PROVIDED DATA
┌──

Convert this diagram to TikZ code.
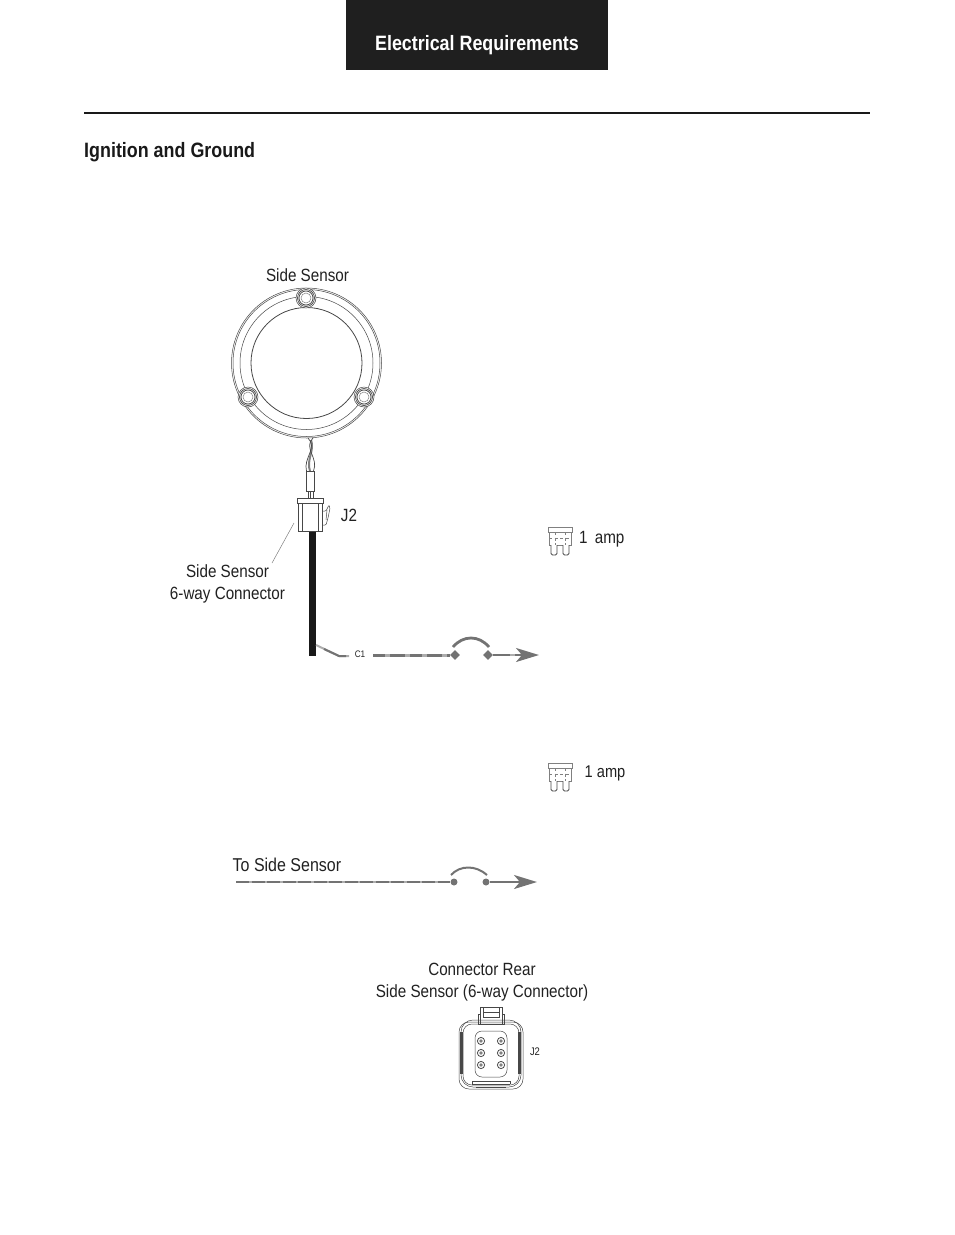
\documentclass[tikz,border=0pt]{standalone}
\usepackage{fontspec}
\setmainfont{Liberation Sans}
\newfontfamily\nar[FakeStretch=0.86]{Liberation Sans}
\usetikzlibrary{arrows.meta,shapes.geometric}
\definecolor{wire}{gray}{0.45}
\definecolor{wirel}{gray}{0.68}
\definecolor{txt}{gray}{0.13}
\definecolor{linec}{gray}{0.28}
\tikzset{
 lbl/.style={inner sep=0pt,text=txt,font=\nar\fontsize{17.7}{22}\selectfont,align=center},
 head/.style={inner sep=0pt,font=\nar\bfseries\fontsize{20.8}{24}\selectfont},
 tiny/.style={inner sep=0pt,text=txt,font=\nar\fontsize{9.5}{11}\selectfont},
 part/.style={draw=linec,line width=0.7pt,fill=white},
 thin/.style={draw=linec,line width=0.5pt},
 jump/.style={draw=wire,line width=2.8pt},
 tipd/.style={diamond,fill=wire,inner sep=0pt,minimum size=10pt},
 tipc/.style={circle,fill=wire,inner sep=0pt,minimum size=7pt},
 target/.style={wire,-{Stealth[length=23pt,width=14pt,inset=6pt]},line width=2.2pt},
}
\newcommand{\fusepart}[2]{%
 \begin{scope}[shift={(#1,#2)}]
  \draw[linec,line width=1.2pt] (0,0.5)--(24,0.5);
  \draw[draw=gray,line width=0.6pt] (0,0) rectangle (24,5);
  \draw[draw=gray,line width=0.6pt] (1,5)--(1,18)--(3,18) (21,18)--(23,18)--(23,5) (9,18)--(15,18);
  \draw[draw=gray,line width=0.5pt,dash pattern=on 3pt off 2.5pt] (7,5)--(7,18) (17,5)--(17,18) (1,11)--(23,11);
  \draw[linec,line width=0.9pt,rounded corners=1.5pt] (3,18)--(3,28)--(9,28)--(9,18);
  \draw[linec,line width=0.9pt,rounded corners=1.5pt] (15,18)--(15,28)--(21,28)--(21,18);
 \end{scope}}
\newcommand{\bolt}[2]{%
 \draw[part,line width=0.5pt] (#1,#2) circle (10);
 \draw[linec,line width=0.7pt] (#1,#2) circle (8.5) (#1,#2) circle (7);
 \draw[draw=gray,line width=0.5pt] (#1,#2) circle (5);}
\begin{document}
\begin{tikzpicture}[x=1pt,y=-1pt]
\useasboundingbox (0,0) rectangle (954,1235);
\fill[black!88] (346,0) rectangle (608,70);
\node[head,text=white] (title) at (477,45) {Electrical Requirements};
\draw[black!90,line width=1.5pt] (84,113)--(870,113);
\node[head,text=black!90,anchor=west] (sub) at (84,152) {Ignition and Ground};
% sensor
\node[lbl] (s1) at (307.5,275) {Side Sensor};
\draw[thin] (306.5,363) circle (75) (306.5,363) circle (73.5) (306.5,363) circle (66.5);
\draw[linec,line width=0.8pt] (306.5,363) circle (55.5);
\bolt{306}{298}
\bolt{248}{397}
\bolt{364}{397}
% twisted wires
\draw[gray,line width=2pt] (311,440) .. controls (315,450) and (306,460) .. (310,471);
\draw[linec,line width=0.7pt] (308,438) .. controls (318,448) and (303,458) .. (306.5,471);
\draw[linec,line width=0.7pt] (313,438) .. controls (303,448) and (319,458) .. (313.5,471);
\draw[linec,line width=0.6pt] (308,491)--(308,499) (310.5,491)--(310.5,499) (313,491)--(313,499);
\draw[part] (306,471) rectangle (314,491);
% connector
\fill[black!90] (309,531) rectangle (316,656);
\draw[part] (298.5,503) rectangle (322,531);
\draw[thin] (302,503)--(302,531) (318,503)--(318,531);
\draw[part] (297,498.5) rectangle (323,503);
\draw[thin,rounded corners=1pt] (322,511)--(326,511)--(329,505)--(330,508)--(328,518)--(326,525)--(322,525);
\draw[thin] (327,510)--(326,520);
\node[lbl] (j2) at (349,515) {J2};
\node[lbl] (s2) at (227.5,584) {Side Sensor\\6-way Connector};
\draw[draw=gray,line width=0.5pt] (294,523)--(272,563);
% C1 branch
\coordinate (b0) at (316,645);
\coordinate (b1) at (339,656);
\coordinate (b2) at (349,656);
\draw[wirel,line width=2pt] (b0)--(b1)--(b2);
\draw[wire,line width=2pt] (324,649)--(b1)--(346,656);
\node[tiny] (c1) at (360,654.5) {C1};
% line 1
\node[tipd] (d1) at (455,655) {};
\node[tipd] (d2) at (488,655) {};
\coordinate (w1) at (373,655);
\coordinate (a1) at (539,655);
\draw[wirel,line width=3pt] (w1)--(d1);
\draw[wire,line width=3pt,dash pattern=on 12pt off 5pt on 15pt off 5pt] (w1)--(d1);
\draw[jump] (453,647) .. controls (463,635) and (479,635) .. (489,647);
\draw[target] (d2)--(a1);
\draw[wirel,line width=2.2pt] (510,655)--(515,655);
% fuses
\fusepart{548}{527}
\node[lbl,anchor=west] (f1) at (579,539) {1\, amp};
\fusepart{548}{763}
\node[lbl,anchor=west,font=\nar\fontsize{17}{22}\selectfont] (f2) at (584.5,773) {1 amp};
% line 2
\node[lbl,anchor=west,font=\nar\fontsize{18.6}{24}\selectfont] (t2) at (232.5,865) {To Side Sensor};
\node[tipc] (e1) at (454,882) {};
\node[tipc] (e2) at (486,882) {};
\coordinate (w2) at (236,882);
\coordinate (a2) at (537,882);
\draw[wirel,line width=2pt] (w2)--(e1);
\draw[wire,line width=2pt,dash pattern=on 13pt off 2.5pt] (w2)--(e1);
\draw[jump,line width=2pt] (451,875) .. controls (460,865) and (476,865) .. (487,875);
\draw[target] (e2)--(a2);
% rear view
\node[lbl] (r1) at (482,982) {Connector Rear\\Side Sensor (6-way Connector)};
\begin{scope}[linec]
\draw[thin] (480,1022)--(480,1007)--(502,1007)--(502,1022);
\draw[thin] (483,1007)--(483,1017)--(499,1017)--(499,1007) (483,1012)--(499,1012);
\draw[line width=0.8pt] (478,1014) rectangle (480,1024) (502,1014) rectangle (504,1024);
\draw[thin,rounded corners=10pt] (459,1022) rectangle (523,1089);
\draw[thin,rounded corners=12pt] (461,1020) rectangle (521,1087);
\draw[thin,rounded corners=9pt] (463,1024) rectangle (519,1085);
\draw[line width=0.9pt] (478,1024)--(504,1024);
\draw[part,line width=1.2pt] (461,1033) rectangle (462.5,1073);
\draw[part,line width=1.2pt] (518.5,1033) rectangle (520,1073);
\draw[thin,rounded corners=7pt] (475,1031) rectangle (507,1077);
\draw[thin] (472,1081)--(510,1081) (472,1084)--(510,1084) (472,1081)--(472,1084) (510,1081)--(510,1084) (476,1087)--(506,1087);
\foreach \px in {481,501} \foreach \py in {1041,1053,1065} {
 \fill[gray] (\px,\py) circle (1.8);
 \draw[line width=0.8pt] (\px,\py) circle (3.6);
}
\end{scope}
\node[tiny,font=\nar\fontsize{11}{13}\selectfont] (j2b) at (535,1051.5) {J2};
\end{tikzpicture}
\end{document}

└──

EXERCISE DIRECTIONS
Omit pictures; set down the rest of the material word for word.

WRITTEN ANSWER
Convert this diagram to TikZ code.
\documentclass[tikz,border=0pt]{standalone}
\usepackage{fontspec}
\setmainfont{Liberation Sans}
\newfontfamily\nar[FakeStretch=0.86]{Liberation Sans}
\usetikzlibrary{arrows.meta,shapes.geometric}
\definecolor{wire}{gray}{0.45}
\definecolor{wirel}{gray}{0.68}
\definecolor{txt}{gray}{0.13}
\definecolor{linec}{gray}{0.28}
\tikzset{
 lbl/.style={inner sep=0pt,text=txt,font=\nar\fontsize{17.7}{22}\selectfont,align=center},
 head/.style={inner sep=0pt,font=\nar\bfseries\fontsize{20.8}{24}\selectfont},
 tiny/.style={inner sep=0pt,text=txt,font=\nar\fontsize{9.5}{11}\selectfont},
 part/.style={draw=linec,line width=0.7pt,fill=white},
 thin/.style={draw=linec,line width=0.5pt},
 jump/.style={draw=wire,line width=2.8pt},
 tipd/.style={diamond,fill=wire,inner sep=0pt,minimum size=10pt},
 tipc/.style={circle,fill=wire,inner sep=0pt,minimum size=7pt},
 target/.style={wire,-{Stealth[length=23pt,width=14pt,inset=6pt]},line width=2.2pt},
}
\newcommand{\fusepart}[2]{%
 \begin{scope}[shift={(#1,#2)}]
  \draw[linec,line width=1.2pt] (0,0.5)--(24,0.5);
  \draw[draw=gray,line width=0.6pt] (0,0) rectangle (24,5);
  \draw[draw=gray,line width=0.6pt] (1,5)--(1,18)--(3,18) (21,18)--(23,18)--(23,5) (9,18)--(15,18);
  \draw[draw=gray,line width=0.5pt,dash pattern=on 3pt off 2.5pt] (7,5)--(7,18) (17,5)--(17,18) (1,11)--(23,11);
  \draw[linec,line width=0.9pt,rounded corners=1.5pt] (3,18)--(3,28)--(9,28)--(9,18);
  \draw[linec,line width=0.9pt,rounded corners=1.5pt] (15,18)--(15,28)--(21,28)--(21,18);
 \end{scope}}
\newcommand{\bolt}[2]{%
 \draw[part,line width=0.5pt] (#1,#2) circle (10);
 \draw[linec,line width=0.7pt] (#1,#2) circle (8.5) (#1,#2) circle (7);
 \draw[draw=gray,line width=0.5pt] (#1,#2) circle (5);}
\begin{document}
\begin{tikzpicture}[x=1pt,y=-1pt]
\useasboundingbox (0,0) rectangle (954,1235);
\fill[black!88] (346,0) rectangle (608,70);
\node[head,text=white] (title) at (477,45) {Electrical Requirements};
\draw[black!90,line width=1.5pt] (84,113)--(870,113);
\node[head,text=black!90,anchor=west] (sub) at (84,152) {Ignition and Ground};
% sensor
\node[lbl] (s1) at (307.5,275) {Side Sensor};
\draw[thin] (306.5,363) circle (75) (306.5,363) circle (73.5) (306.5,363) circle (66.5);
\draw[linec,line width=0.8pt] (306.5,363) circle (55.5);
\bolt{306}{298}
\bolt{248}{397}
\bolt{364}{397}
% twisted wires
\draw[gray,line width=2pt] (311,440) .. controls (315,450) and (306,460) .. (310,471);
\draw[linec,line width=0.7pt] (308,438) .. controls (318,448) and (303,458) .. (306.5,471);
\draw[linec,line width=0.7pt] (313,438) .. controls (303,448) and (319,458) .. (313.5,471);
\draw[linec,line width=0.6pt] (308,491)--(308,499) (310.5,491)--(310.5,499) (313,491)--(313,499);
\draw[part] (306,471) rectangle (314,491);
% connector
\fill[black!90] (309,531) rectangle (316,656);
\draw[part] (298.5,503) rectangle (322,531);
\draw[thin] (302,503)--(302,531) (318,503)--(318,531);
\draw[part] (297,498.5) rectangle (323,503);
\draw[thin,rounded corners=1pt] (322,511)--(326,511)--(329,505)--(330,508)--(328,518)--(326,525)--(322,525);
\draw[thin] (327,510)--(326,520);
\node[lbl] (j2) at (349,515) {J2};
\node[lbl] (s2) at (227.5,584) {Side Sensor\\6-way Connector};
\draw[draw=gray,line width=0.5pt] (294,523)--(272,563);
% C1 branch
\coordinate (b0) at (316,645);
\coordinate (b1) at (339,656);
\coordinate (b2) at (349,656);
\draw[wirel,line width=2pt] (b0)--(b1)--(b2);
\draw[wire,line width=2pt] (324,649)--(b1)--(346,656);
\node[tiny] (c1) at (360,654.5) {C1};
% line 1
\node[tipd] (d1) at (455,655) {};
\node[tipd] (d2) at (488,655) {};
\coordinate (w1) at (373,655);
\coordinate (a1) at (539,655);
\draw[wirel,line width=3pt] (w1)--(d1);
\draw[wire,line width=3pt,dash pattern=on 12pt off 5pt on 15pt off 5pt] (w1)--(d1);
\draw[jump] (453,647) .. controls (463,635) and (479,635) .. (489,647);
\draw[target] (d2)--(a1);
\draw[wirel,line width=2.2pt] (510,655)--(515,655);
% fuses
\fusepart{548}{527}
\node[lbl,anchor=west] (f1) at (579,539) {1\, amp};
\fusepart{548}{763}
\node[lbl,anchor=west,font=\nar\fontsize{17}{22}\selectfont] (f2) at (584.5,773) {1 amp};
% line 2
\node[lbl,anchor=west,font=\nar\fontsize{18.6}{24}\selectfont] (t2) at (232.5,865) {To Side Sensor};
\node[tipc] (e1) at (454,882) {};
\node[tipc] (e2) at (486,882) {};
\coordinate (w2) at (236,882);
\coordinate (a2) at (537,882);
\draw[wirel,line width=2pt] (w2)--(e1);
\draw[wire,line width=2pt,dash pattern=on 13pt off 2.5pt] (w2)--(e1);
\draw[jump,line width=2pt] (451,875) .. controls (460,865) and (476,865) .. (487,875);
\draw[target] (e2)--(a2);
% rear view
\node[lbl] (r1) at (482,982) {Connector Rear\\Side Sensor (6-way Connector)};
\begin{scope}[linec]
\draw[thin] (480,1022)--(480,1007)--(502,1007)--(502,1022);
\draw[thin] (483,1007)--(483,1017)--(499,1017)--(499,1007) (483,1012)--(499,1012);
\draw[line width=0.8pt] (478,1014) rectangle (480,1024) (502,1014) rectangle (504,1024);
\draw[thin,rounded corners=10pt] (459,1022) rectangle (523,1089);
\draw[thin,rounded corners=12pt] (461,1020) rectangle (521,1087);
\draw[thin,rounded corners=9pt] (463,1024) rectangle (519,1085);
\draw[line width=0.9pt] (478,1024)--(504,1024);
\draw[part,line width=1.2pt] (461,1033) rectangle (462.5,1073);
\draw[part,line width=1.2pt] (518.5,1033) rectangle (520,1073);
\draw[thin,rounded corners=7pt] (475,1031) rectangle (507,1077);
\draw[thin] (472,1081)--(510,1081) (472,1084)--(510,1084) (472,1081)--(472,1084) (510,1081)--(510,1084) (476,1087)--(506,1087);
\foreach \px in {481,501} \foreach \py in {1041,1053,1065} {
 \fill[gray] (\px,\py) circle (1.8);
 \draw[line width=0.8pt] (\px,\py) circle (3.6);
}
\end{scope}
\node[tiny,font=\nar\fontsize{11}{13}\selectfont] (j2b) at (535,1051.5) {J2};
\end{tikzpicture}
\end{document}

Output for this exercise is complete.